Li Pledges Yuan Quota for HK to Invest in China

China will let Hong Kong companies buy $3.1 billion of yuan-denominated securities and open a channel for Chinese investors to buy stocks in the city, to bolster the territory’s economy and promote use of the yuan.

China will expand its companies’ offshore bond sales and support the use of yuan for foreign direct investment in the nation, Vice Premier Li Keqiang said at a televised seminar in the city today. The nation will also offer investors an exchange-traded fund based on Hong Kong equities, he said.

Expanding the yuan trade aids an economy that shrank in the second quarter, echoing China’s assistance to Hong Kong after the deadly SARS epidemic of 2003, when a loosening of restrictions on tourist visas spurred spending. China is also boosting the currency’s international role to curb dependence on the dollar, which may weaken as the U.S. Federal Reserve pledges to keep interest rates at record lows through mid-2013.

“China wants the yuan to be one of the new currency anchors in the long-run, thus it will be less affected by the increasingly volatile and weaker U.S. dollar,” said Yao Wei, a Hong Kong-based economist with Societe Generale SA. “Hong Kong will continue to be a test ground for China’s capital account opening-up and currency internationalization.”

The pledge for an exchange-traded fund comes after the government scrapped in January 2010 a plan to allow Chinese nationals to buy equities directly. The so-called “through-train” program for direct purchases, unveiled by regulators in August 2007, had helped push the Hang Seng Index to a record high in October that year.

Haitong, Guotai

Shares of Hong Kong-based financial services companies Haitong International Securities Group Ltd. (665), Guotai Junan International Holdings Ltd. (1788) and China Everbright Ltd. (165) jumped. Haitong rose 16 percent, the most in more than 19 months, to HK$4.19 as of 11:28 a.m. in Hong Kong. Guotai Junan climbed 12.6 percent, heading for its biggest one-day gain, to HK$2.95, while Everbright rose 9.2 percent, the most since Jan. 11, 2010, to HK$12.32.
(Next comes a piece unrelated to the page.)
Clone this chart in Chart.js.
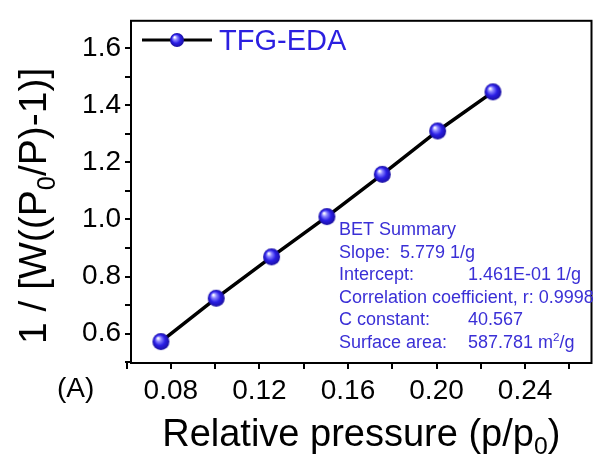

Ivan Li, deputy head of Hong Kong research at Kim Eng Securities Hong Kong Ltd., said the gains related to the roles those firms may play under the investment quota.

“Its status as a financial center in Asia and globally is crucial for Hong Kong’s development,” Li Keqiang said. “The ETF constituted by Hong Kong-listed stocks will be launched.”

Shrinking Economy

Qualified foreign institutional investors “will be allowed to invest in mainland securities markets with an initial size of 20 billion yuan ($3.1 billion),” Li said. “Pilot projects for foreign banks to replenish capital with renminbi will be launched and support will be given to Hong Kong enterprises in making direct investment on the mainland in renminbi.”

Hong Kong’s economy shrank 0.5 percent in the second quarter as export growth cooled. The city lost its place this year as the world’s biggest center for initial public offerings as the flow of multibillion-dollar sales by Chinese state-owned companies dried up. Hong Kong IPOs raised $15 billion this year, while the U.S. had $36 billion worth, according to data compiled by Bloomberg.

At the same time, the Chinese Ministry of Finance’s sale of 20 billion yuan of “dim sum bonds” starting today will be its third and largest issue of yuan-denominated debt in Hong Kong. In another sign of the currency’s growing importance, yuan deposits in Hong Kong totaled a record 554 billion yuan at the end of June, more than six times the level of a year earlier, according to the city’s de facto central bank.

Helping Hong Kong

“All these moves will help enhance Hong Kong as a leading financial center,” said Danny Yan, Hong Kong-based portfolio manager at Haitong International Asset Management, which oversees $600 million. “The impact on the Hong Kong market will be more long-term than short-term.”

Price differences for securities suggest investors using Hong Kong’s yuan QFII may look to invest in bonds rather than equities.

Yuan-denominated bonds in Hong Kong, known as dim sum debt, yield less than those on the mainland because offshore investors have fewer options to invest using China’s currency and seek to profit from appreciation. Chinese government notes maturing in December 2020 yield 2.48 percent in Hong Kong and 4.05 percent in Shanghai, according to data compiled by Bloomberg. The yuan will strengthen 5.6 percent to 6.05 per dollar by the end of next year, based on the median forecast in a Bloomberg survey.

All of the 70 companies that have stock listings in both China and Hong Kong trade at a premium on the mainland, according to data compiled by Bloomberg. Luoyang Glass Co. has the biggest gap in valuations, with its Shanghai price of 9.93 yuan more than five times the HK$2.29 commanded in Hong Kong.